I paused when I reached the boy’s room. The walls facing the corridor were made of glass, and even though they were covered by drapes, you could look into the rooms through the openings between them. I stood still for a moment, barely breathing, and then I leaned forward a little and peeked through an opening right where the boy’s room began. I had to close my eyes quickly, because Dad was sitting in there, it really was him, and the sight of his familiar figure burned me like fire. I opened my eyes and took another look. Yes, he was sitting there; I saw him from the side and he was an old man, I could see he had some white hair on his head and he was thinner, more bent, as if he had shrunk. “You have to look,” something inside me said when I wanted to close my eyes again. At once, my whole past fell upon me; the memory moved like a hard gust through my entire nervous system. And I looked.
He was seated next to the bed, leaning forward, holding the boy’s hand. As far as I could see, his eyes were closed, while the boy was lying still in his crib with his eyes wide open, gazing at his grandfather’s face. I stood breathless outside the pane of glass and watched them, waiting for a motion, for something to happen. But nothing changed, nothing happened in there. Dad kept his eyes closed and held the boy’s hand and they were both completely still. It was like a tableau vivant, and I couldn’t help myself, I felt calm; it was a beautiful and strange image. It was also quite incomprehensible. Why had Dad traveled here, and who had told him about the boy? It couldn’t be my older sister; since Mom had died, she hadn’t spoken to Dad once. It really made no difference who’d told him; what I couldn’t understand was that he’d ventured to visit my boy. That he’d traveled here to visit a child who was neither healthy nor normal.

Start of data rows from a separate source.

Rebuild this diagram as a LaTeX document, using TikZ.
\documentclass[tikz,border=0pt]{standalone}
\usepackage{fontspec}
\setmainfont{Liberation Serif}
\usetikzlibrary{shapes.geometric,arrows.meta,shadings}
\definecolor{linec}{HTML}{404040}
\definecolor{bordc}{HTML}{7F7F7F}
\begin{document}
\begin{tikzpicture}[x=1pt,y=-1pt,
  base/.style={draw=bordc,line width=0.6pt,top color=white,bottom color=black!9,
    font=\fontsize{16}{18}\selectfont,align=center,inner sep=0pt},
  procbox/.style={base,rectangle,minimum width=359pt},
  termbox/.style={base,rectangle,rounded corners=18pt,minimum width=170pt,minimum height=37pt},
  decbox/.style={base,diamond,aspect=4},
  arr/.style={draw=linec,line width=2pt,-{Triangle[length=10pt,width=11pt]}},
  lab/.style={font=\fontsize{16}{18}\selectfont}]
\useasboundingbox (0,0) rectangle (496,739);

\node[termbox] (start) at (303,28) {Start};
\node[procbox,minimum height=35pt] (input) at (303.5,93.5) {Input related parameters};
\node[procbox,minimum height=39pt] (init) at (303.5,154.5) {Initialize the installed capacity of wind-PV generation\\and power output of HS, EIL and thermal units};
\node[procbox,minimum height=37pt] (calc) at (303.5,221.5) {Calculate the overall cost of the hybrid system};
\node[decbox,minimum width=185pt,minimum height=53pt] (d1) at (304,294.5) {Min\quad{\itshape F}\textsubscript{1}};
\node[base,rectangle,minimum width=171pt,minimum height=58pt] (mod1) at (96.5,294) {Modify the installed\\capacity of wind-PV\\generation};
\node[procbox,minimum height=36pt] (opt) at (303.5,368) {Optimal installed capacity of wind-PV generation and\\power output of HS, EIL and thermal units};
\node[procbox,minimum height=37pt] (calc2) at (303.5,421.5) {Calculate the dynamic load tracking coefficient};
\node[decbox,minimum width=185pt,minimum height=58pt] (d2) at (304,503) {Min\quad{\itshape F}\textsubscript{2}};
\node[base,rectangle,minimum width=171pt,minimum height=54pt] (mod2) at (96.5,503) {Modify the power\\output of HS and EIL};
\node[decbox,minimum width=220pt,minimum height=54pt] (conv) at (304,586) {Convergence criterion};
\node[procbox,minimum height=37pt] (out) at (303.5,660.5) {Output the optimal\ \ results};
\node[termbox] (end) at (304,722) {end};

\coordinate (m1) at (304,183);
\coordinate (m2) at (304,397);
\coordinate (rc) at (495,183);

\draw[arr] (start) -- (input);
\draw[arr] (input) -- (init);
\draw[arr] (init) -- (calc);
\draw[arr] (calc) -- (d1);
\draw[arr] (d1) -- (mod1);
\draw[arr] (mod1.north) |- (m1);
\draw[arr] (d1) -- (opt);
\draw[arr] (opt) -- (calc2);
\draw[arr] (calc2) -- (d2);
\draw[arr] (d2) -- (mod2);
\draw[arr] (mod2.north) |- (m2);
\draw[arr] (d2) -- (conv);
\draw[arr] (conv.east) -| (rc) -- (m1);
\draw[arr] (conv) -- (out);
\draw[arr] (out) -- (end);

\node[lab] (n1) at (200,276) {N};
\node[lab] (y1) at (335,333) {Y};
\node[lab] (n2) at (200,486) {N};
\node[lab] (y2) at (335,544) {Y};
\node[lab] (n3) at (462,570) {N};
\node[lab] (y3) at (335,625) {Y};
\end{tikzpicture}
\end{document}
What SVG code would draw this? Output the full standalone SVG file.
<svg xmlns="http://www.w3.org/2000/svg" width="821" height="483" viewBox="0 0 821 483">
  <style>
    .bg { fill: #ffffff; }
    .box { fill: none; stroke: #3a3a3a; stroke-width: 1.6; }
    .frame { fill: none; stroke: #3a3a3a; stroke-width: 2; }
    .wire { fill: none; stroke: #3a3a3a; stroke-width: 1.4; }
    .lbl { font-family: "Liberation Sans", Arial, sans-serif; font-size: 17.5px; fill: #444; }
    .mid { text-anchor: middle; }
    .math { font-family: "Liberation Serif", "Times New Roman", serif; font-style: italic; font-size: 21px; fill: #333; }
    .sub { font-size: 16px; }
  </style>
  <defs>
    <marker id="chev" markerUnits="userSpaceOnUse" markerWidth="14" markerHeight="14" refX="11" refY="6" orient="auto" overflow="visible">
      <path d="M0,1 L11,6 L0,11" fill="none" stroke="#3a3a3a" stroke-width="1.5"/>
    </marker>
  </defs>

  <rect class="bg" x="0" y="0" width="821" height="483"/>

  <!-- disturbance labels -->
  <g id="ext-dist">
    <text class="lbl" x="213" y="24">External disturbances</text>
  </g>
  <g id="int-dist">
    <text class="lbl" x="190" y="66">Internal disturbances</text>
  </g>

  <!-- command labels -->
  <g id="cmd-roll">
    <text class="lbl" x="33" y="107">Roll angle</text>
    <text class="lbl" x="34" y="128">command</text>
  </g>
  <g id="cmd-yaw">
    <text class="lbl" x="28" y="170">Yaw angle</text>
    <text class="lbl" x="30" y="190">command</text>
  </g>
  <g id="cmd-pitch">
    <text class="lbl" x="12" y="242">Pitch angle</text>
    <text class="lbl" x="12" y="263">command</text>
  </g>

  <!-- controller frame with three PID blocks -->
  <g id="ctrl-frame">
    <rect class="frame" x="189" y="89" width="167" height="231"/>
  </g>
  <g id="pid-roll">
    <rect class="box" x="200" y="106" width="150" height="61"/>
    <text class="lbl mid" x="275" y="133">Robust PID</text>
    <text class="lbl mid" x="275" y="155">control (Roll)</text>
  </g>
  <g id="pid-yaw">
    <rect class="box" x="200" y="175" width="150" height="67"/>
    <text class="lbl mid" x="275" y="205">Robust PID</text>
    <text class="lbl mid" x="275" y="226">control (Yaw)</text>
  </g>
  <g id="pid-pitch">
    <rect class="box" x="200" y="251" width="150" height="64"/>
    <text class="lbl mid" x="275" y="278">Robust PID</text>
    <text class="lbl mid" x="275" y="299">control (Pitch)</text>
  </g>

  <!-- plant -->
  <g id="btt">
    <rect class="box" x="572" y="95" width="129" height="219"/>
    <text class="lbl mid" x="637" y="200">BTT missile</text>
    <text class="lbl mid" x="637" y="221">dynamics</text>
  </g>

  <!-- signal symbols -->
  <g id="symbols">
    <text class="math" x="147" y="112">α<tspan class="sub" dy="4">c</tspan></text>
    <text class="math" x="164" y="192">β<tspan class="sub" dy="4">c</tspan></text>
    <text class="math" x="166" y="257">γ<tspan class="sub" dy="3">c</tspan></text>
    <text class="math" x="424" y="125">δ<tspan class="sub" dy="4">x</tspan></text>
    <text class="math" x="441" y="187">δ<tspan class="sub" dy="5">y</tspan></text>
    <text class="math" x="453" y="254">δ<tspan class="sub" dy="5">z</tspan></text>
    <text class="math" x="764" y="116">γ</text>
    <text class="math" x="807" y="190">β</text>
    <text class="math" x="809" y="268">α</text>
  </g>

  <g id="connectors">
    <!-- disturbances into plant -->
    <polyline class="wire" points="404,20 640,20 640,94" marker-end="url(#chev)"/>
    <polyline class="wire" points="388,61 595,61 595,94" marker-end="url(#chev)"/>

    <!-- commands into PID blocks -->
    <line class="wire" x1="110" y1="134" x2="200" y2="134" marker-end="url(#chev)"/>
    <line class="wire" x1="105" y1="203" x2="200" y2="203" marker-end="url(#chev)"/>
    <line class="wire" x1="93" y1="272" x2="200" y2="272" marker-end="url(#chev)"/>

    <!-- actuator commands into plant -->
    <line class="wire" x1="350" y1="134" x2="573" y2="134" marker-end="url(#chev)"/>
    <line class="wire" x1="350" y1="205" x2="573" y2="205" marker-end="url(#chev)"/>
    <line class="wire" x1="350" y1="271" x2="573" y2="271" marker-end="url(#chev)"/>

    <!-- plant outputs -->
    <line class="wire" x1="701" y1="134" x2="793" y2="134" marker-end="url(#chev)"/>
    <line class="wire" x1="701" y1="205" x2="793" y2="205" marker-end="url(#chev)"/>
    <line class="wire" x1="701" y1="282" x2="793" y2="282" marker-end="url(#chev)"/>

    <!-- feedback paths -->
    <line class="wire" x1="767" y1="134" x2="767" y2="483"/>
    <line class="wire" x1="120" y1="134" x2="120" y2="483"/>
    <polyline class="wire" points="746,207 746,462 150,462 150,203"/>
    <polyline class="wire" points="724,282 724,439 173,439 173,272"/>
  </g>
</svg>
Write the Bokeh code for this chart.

I couldn’t make myself enter the room. It wasn’t only the unpleasantness or fear of meeting him. I also didn’t want to interrupt the picture, to upset it, because there was something peaceful about it, something beautiful. It affected me somehow, like a miracle-making icon. My father’s slightly lifted face expressed a simple tenderness that I’d never seen before. I sensed more than I could see that he felt a deep concentration; something in his face flowed through his arm to his fingers, which clasped the boy’s small hand. The boy seemed focused too; his gaze exuded a pure and direct presence steadily directed at my father.